In most parts of the world, it is generally considered impolite or even rude to pick up an incoming mobile phone call and to have a longer (and loud) conversation in public places. Yet this type of interruption is generally acceptable in Hong Kong. This inspired the authors to ask: How does Hong Kong culture impact the perception of mobile phone interruption? This research note is about an ethnographical study on the culture in Hong Kong indicating a more positive perception towards mobile phone interruption. Their research results show that the cultural characteristics of fast pace, deal-making and sense of urgency explain why Hong Kong people are receptive towards such interruption and have the habit of participating in both the physical and mobile spaces at the same time. Their findings also challenge the engaging-disengaging paradox theory - that is, mobile phone users find it difficult to simultaneously engage in parallel activities
Given the attention of past research on the relationship between interruption and mobiles or other technology devices, as well as the role of culture in the usage of mobile phones or the Internet, the social aspect of mobile phone or device usage has generated attention from sociologists and other researchers.
“Interruption” has long been a subject of study by communication or sociology specialists. Interruption has been said to be a power device (Ferguson, 1977). In some situations, interruptions create high involvement among the partners involved and help promote feelings of mutual interest, enthusiasm, and solidarity (Tannen, 1981 as cited in Li, 2001).

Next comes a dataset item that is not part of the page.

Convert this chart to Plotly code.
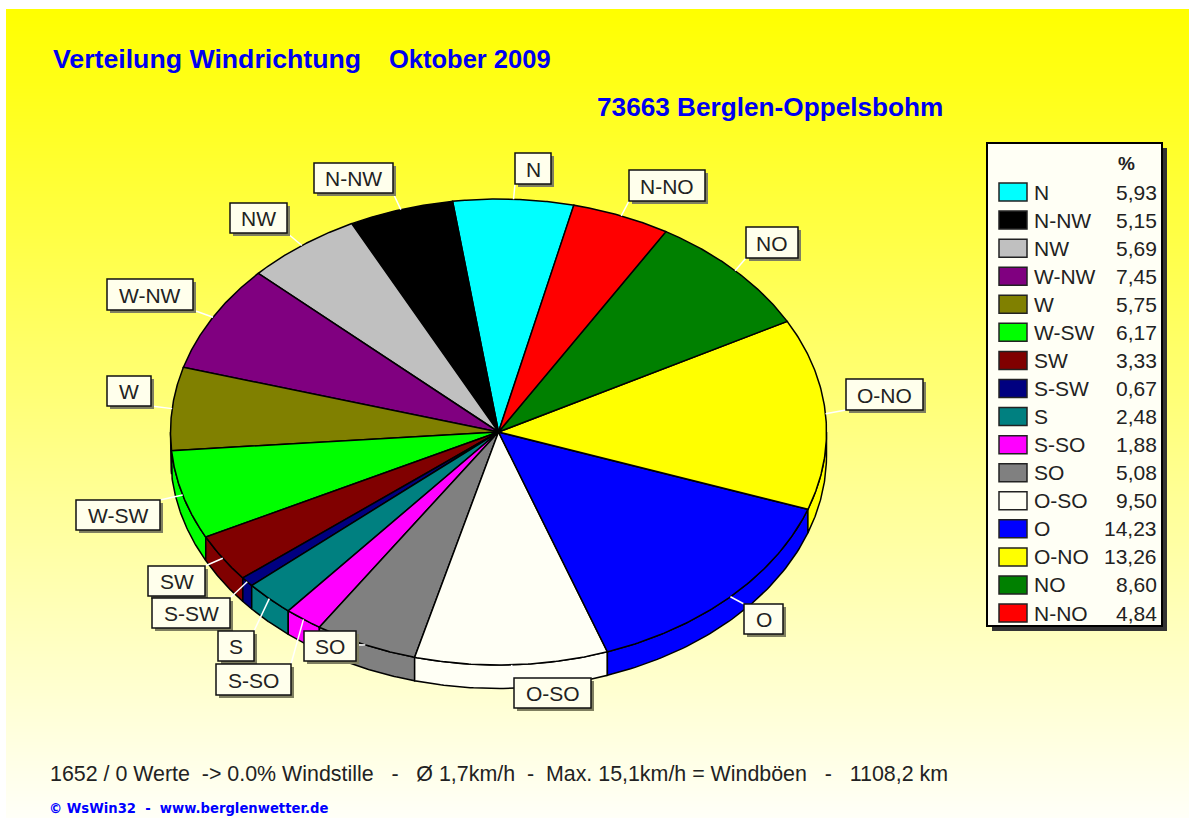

Murata (1994) has identified two broad types of interruptions: intrusive and cooperative.
Interruption and Mobile/ICT Devices
Two relatively recent studies look at why and how mobile phone usage could be considered as unwelcome interruptions in public places. Monk, et al. (2004a) examine the reasons why mobile phones are annoying. Monk, et al. (2004b) find that hearing just one side of the conversation results in a publicly-conducted mobile phone conversation becoming more noticeable and intrusive.
Social Identity and Mobile Phone
Truch and Hulme (2004) opined that mobile phones have the effect of challenging the traditional definition of an individual’s social identity in terms of location (the old location-based paradigm) and replacing this paradigm with the new social network-based paradigm. Under this new paradigm, individuals talking on mobile phones have a “second space” or “second identity” while simultaneously still having their “first identity” in the location where they are physically present. McGuigan (2005) considers the strengths and weaknesses of the methods of studying the sociality of the mobile phone as employed in a number of research papers.
Culture, Social Behaviour, and Mobile Phone/Internet
Several studies concern the impact of culture on the social behavioural aspects of mobile phone usage and the Internet. Lee, et al. (2002) conducted online surveys in Korea and Japan and reports cross-cultural differences in the usage patterns of mobile Internet. Hofvenschiold (2003) reports on a study looking at the possible differences in the use of and attitude to mobile phones of British and German university students and young professionals.
The literature review above reflects a definite knowledge gap and begs critique. In spite of the research done on interruption and mobile phones, culture and mobile phone and Internet usage, few studies have examined the relationship between the three elements of interruption, mobile phone, and culture.